*Problem description*. Repeat every line of the listing below exactly, minus the pictures.
□ □ □ □ □ □ □
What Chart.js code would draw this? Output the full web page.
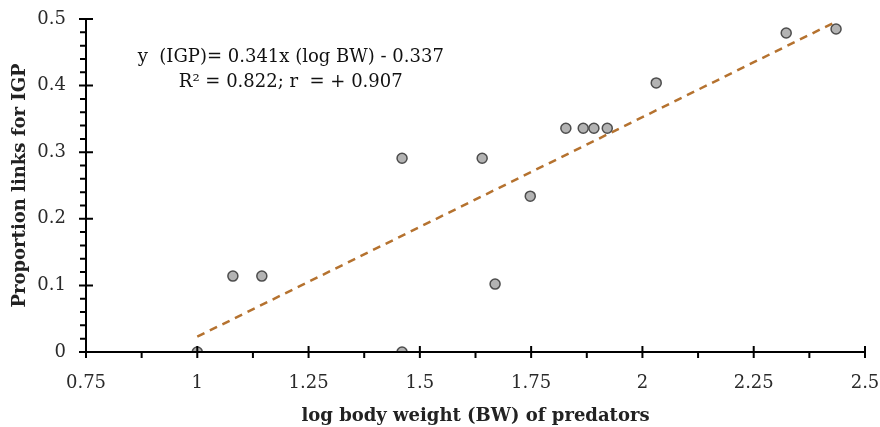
<!DOCTYPE html>
<html>
<head>
<meta charset="utf-8">
<script src="https://cdn.jsdelivr.net/npm/chart.js@4"></script>
<style>
  html, body { margin: 0; padding: 0; background: #fff; }
  #wrap { width: 880px; height: 427px; position: relative; }
</style>
</head>
<body>
<div id="wrap"><canvas id="igpChart"></canvas></div>
<script>
// log body weight of predators and proportion of links for IGP
var logBW = [1.0, 1.08, 1.145, 1.46, 1.46, 1.64, 1.669, 1.748, 1.828, 1.867, 1.891, 1.921, 2.031, 2.323, 2.435]
var propIGP = [0, 0.114, 0.114, 0.291, 0, 0.291, 0.102, 0.234, 0.336, 0.336, 0.336, 0.336, 0.404, 0.479, 0.485]

// trend line end points as drawn
var trendX = [1.0, 2.435]
var trendY = [0.023, 0.496]

var xTicks = [0.75, 1, 1.25, 1.5, 1.75, 2, 2.25, 2.5]
var yTicks = [0, 0.1, 0.2, 0.3, 0.4, 0.5]

var eqLines = ['y  (IGP)= 0.341x (log BW) - 0.337', 'R² = 0.822; r  = + 0.907']

var serif = "'DejaVu Serif', serif"

function pairs(xs, ys) {
    return xs.map(function (x, i) { return { x: x, y: ys[i] } })
}

// axis lines with major/minor tick marks like the original figure
var axesPlugin = {
    id: 'axesPlugin',
    afterDatasetsDraw: function (chart) {
        var ctx = chart.ctx
        var xs = chart.scales.x, ys = chart.scales.y
        var x0 = xs.getPixelForValue(0.75), x1 = xs.getPixelForValue(2.5)
        var y0 = ys.getPixelForValue(0), y1 = ys.getPixelForValue(0.5)
        ctx.save()
        ctx.strokeStyle = '#000'
        ctx.lineWidth = 2
        ctx.beginPath()
        ctx.moveTo(x0, y0); ctx.lineTo(x1, y0)
        ctx.moveTo(x0, y0); ctx.lineTo(x0, y1)
        var i, p
        for (i = 0; i <= 14; i++) {
            p = xs.getPixelForValue(0.75 + i * 0.125)
            if (i % 2 === 0) { ctx.moveTo(p, y0 - 6); ctx.lineTo(p, y0 + 6) }
            else { ctx.moveTo(p, y0); ctx.lineTo(p, y0 + 6) }
        }
        for (i = 0; i <= 25; i++) {
            p = ys.getPixelForValue(i * 0.02)
            if (i % 5 === 0) { ctx.moveTo(x0 - 7, p); ctx.lineTo(x0 + 7, p) }
            else { ctx.moveTo(x0 - 6, p); ctx.lineTo(x0, p) }
        }
        ctx.stroke()

        // regression equation
        ctx.fillStyle = '#111'
        ctx.font = '18px ' + serif
        ctx.textAlign = 'center'
        ctx.textBaseline = 'middle'
        var cx = xs.getPixelForValue(1.21)
        ctx.fillText(eqLines[0], cx, ys.getPixelForValue(0.443))
        ctx.fillText(eqLines[1], cx, ys.getPixelForValue(0.405))
        ctx.restore()
    }
}

var ctx = document.getElementById('igpChart').getContext('2d')

var igpChart = new Chart(ctx, {
    type: 'scatter',
    data: {
        datasets: [{
            label: 'IGP',
            data: pairs(logBW, propIGP),
            backgroundColor: '#b3b3b3',
            borderColor: '#4d4d4d',
            borderWidth: 1.5,
            pointRadius: 5,
            order: 1
        }, {
            label: 'trend',
            type: 'line',
            data: pairs(trendX, trendY),
            borderColor: '#b5722f',
            borderWidth: 2.5,
            borderDash: [8, 6],
            pointRadius: 0,
            fill: false,
            order: 2
        }]
    },
    options: {
        responsive: true,
        maintainAspectRatio: false,
        animation: false,
        layout: { padding: { top: 19, right: 0, bottom: 0, left: 0 } },
        plugins: {
            legend: { display: false },
            tooltip: { enabled: false }
        },
        scales: {
            x: {
                type: 'linear',
                min: 0.75,
                max: 2.5,
                afterBuildTicks: function (axis) {
                    axis.ticks = xTicks.map(function (v) { return { value: v } })
                },
                afterFit: function (axis) {
                    axis.height = 75
                    axis.paddingLeft = 0
                    axis.paddingRight = 15
                },
                grid: { display: false },
                border: { display: false },
                ticks: {
                    color: '#2a2a2a',
                    padding: 13,
                    font: { family: serif, size: 18 },
                    maxRotation: 0,
                    callback: function (v) { return String(v) }
                },
                title: {
                    display: true,
                    text: 'log body weight (BW) of predators',
                    color: '#222',
                    font: { family: serif, size: 18, weight: 'bold' },
                    padding: { top: 2, bottom: 0 }
                }
            },
            y: {
                type: 'linear',
                min: 0,
                max: 0.5,
                afterBuildTicks: function (axis) {
                    axis.ticks = yTicks.map(function (v) { return { value: v } })
                },
                afterFit: function (axis) {
                    axis.width = 86
                    axis.paddingTop = 0
                    axis.paddingBottom = 0
                },
                grid: { display: false },
                border: { display: false },
                ticks: {
                    color: '#2a2a2a',
                    padding: 12,
                    font: { family: serif, size: 18 },
                    callback: function (v) { return String(v) }
                },
                title: {
                    display: true,
                    text: 'Proportion links for IGP',
                    color: '#222',
                    font: { family: serif, size: 18, weight: 'bold' },
                    padding: { top: 10, bottom: 2 }
                }
            }
        }
    },
    plugins: [axesPlugin]
})
</script>
</body>
</html>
□ □ □ □ □ □ □
*Response below*.
What Chart.js code would draw this? Output the full web page.
<!DOCTYPE html>
<html>
<head>
<meta charset="utf-8">
<script src="https://cdn.jsdelivr.net/npm/chart.js@4"></script>
<style>
  html, body { margin: 0; padding: 0; background: #fff; }
  #wrap { width: 880px; height: 427px; position: relative; }
</style>
</head>
<body>
<div id="wrap"><canvas id="igpChart"></canvas></div>
<script>
// log body weight of predators and proportion of links for IGP
var logBW = [1.0, 1.08, 1.145, 1.46, 1.46, 1.64, 1.669, 1.748, 1.828, 1.867, 1.891, 1.921, 2.031, 2.323, 2.435]
var propIGP = [0, 0.114, 0.114, 0.291, 0, 0.291, 0.102, 0.234, 0.336, 0.336, 0.336, 0.336, 0.404, 0.479, 0.485]

// trend line end points as drawn
var trendX = [1.0, 2.435]
var trendY = [0.023, 0.496]

var xTicks = [0.75, 1, 1.25, 1.5, 1.75, 2, 2.25, 2.5]
var yTicks = [0, 0.1, 0.2, 0.3, 0.4, 0.5]

var eqLines = ['y  (IGP)= 0.341x (log BW) - 0.337', 'R² = 0.822; r  = + 0.907']

var serif = "'DejaVu Serif', serif"

function pairs(xs, ys) {
    return xs.map(function (x, i) { return { x: x, y: ys[i] } })
}

// axis lines with major/minor tick marks like the original figure
var axesPlugin = {
    id: 'axesPlugin',
    afterDatasetsDraw: function (chart) {
        var ctx = chart.ctx
        var xs = chart.scales.x, ys = chart.scales.y
        var x0 = xs.getPixelForValue(0.75), x1 = xs.getPixelForValue(2.5)
        var y0 = ys.getPixelForValue(0), y1 = ys.getPixelForValue(0.5)
        ctx.save()
        ctx.strokeStyle = '#000'
        ctx.lineWidth = 2
        ctx.beginPath()
        ctx.moveTo(x0, y0); ctx.lineTo(x1, y0)
        ctx.moveTo(x0, y0); ctx.lineTo(x0, y1)
        var i, p
        for (i = 0; i <= 14; i++) {
            p = xs.getPixelForValue(0.75 + i * 0.125)
            if (i % 2 === 0) { ctx.moveTo(p, y0 - 6); ctx.lineTo(p, y0 + 6) }
            else { ctx.moveTo(p, y0); ctx.lineTo(p, y0 + 6) }
        }
        for (i = 0; i <= 25; i++) {
            p = ys.getPixelForValue(i * 0.02)
            if (i % 5 === 0) { ctx.moveTo(x0 - 7, p); ctx.lineTo(x0 + 7, p) }
            else { ctx.moveTo(x0 - 6, p); ctx.lineTo(x0, p) }
        }
        ctx.stroke()

        // regression equation
        ctx.fillStyle = '#111'
        ctx.font = '18px ' + serif
        ctx.textAlign = 'center'
        ctx.textBaseline = 'middle'
        var cx = xs.getPixelForValue(1.21)
        ctx.fillText(eqLines[0], cx, ys.getPixelForValue(0.443))
        ctx.fillText(eqLines[1], cx, ys.getPixelForValue(0.405))
        ctx.restore()
    }
}

var ctx = document.getElementById('igpChart').getContext('2d')

var igpChart = new Chart(ctx, {
    type: 'scatter',
    data: {
        datasets: [{
            label: 'IGP',
            data: pairs(logBW, propIGP),
            backgroundColor: '#b3b3b3',
            borderColor: '#4d4d4d',
            borderWidth: 1.5,
            pointRadius: 5,
            order: 1
        }, {
            label: 'trend',
            type: 'line',
            data: pairs(trendX, trendY),
            borderColor: '#b5722f',
            borderWidth: 2.5,
            borderDash: [8, 6],
            pointRadius: 0,
            fill: false,
            order: 2
        }]
    },
    options: {
        responsive: true,
        maintainAspectRatio: false,
        animation: false,
        layout: { padding: { top: 19, right: 0, bottom: 0, left: 0 } },
        plugins: {
            legend: { display: false },
            tooltip: { enabled: false }
        },
        scales: {
            x: {
                type: 'linear',
                min: 0.75,
                max: 2.5,
                afterBuildTicks: function (axis) {
                    axis.ticks = xTicks.map(function (v) { return { value: v } })
                },
                afterFit: function (axis) {
                    axis.height = 75
                    axis.paddingLeft = 0
                    axis.paddingRight = 15
                },
                grid: { display: false },
                border: { display: false },
                ticks: {
                    color: '#2a2a2a',
                    padding: 13,
                    font: { family: serif, size: 18 },
                    maxRotation: 0,
                    callback: function (v) { return String(v) }
                },
                title: {
                    display: true,
                    text: 'log body weight (BW) of predators',
                    color: '#222',
                    font: { family: serif, size: 18, weight: 'bold' },
                    padding: { top: 2, bottom: 0 }
                }
            },
            y: {
                type: 'linear',
                min: 0,
                max: 0.5,
                afterBuildTicks: function (axis) {
                    axis.ticks = yTicks.map(function (v) { return { value: v } })
                },
                afterFit: function (axis) {
                    axis.width = 86
                    axis.paddingTop = 0
                    axis.paddingBottom = 0
                },
                grid: { display: false },
                border: { display: false },
                ticks: {
                    color: '#2a2a2a',
                    padding: 12,
                    font: { family: serif, size: 18 },
                    callback: function (v) { return String(v) }
                },
                title: {
                    display: true,
                    text: 'Proportion links for IGP',
                    color: '#222',
                    font: { family: serif, size: 18, weight: 'bold' },
                    padding: { top: 10, bottom: 2 }
                }
            }
        }
    },
    plugins: [axesPlugin]
})
</script>
</body>
</html>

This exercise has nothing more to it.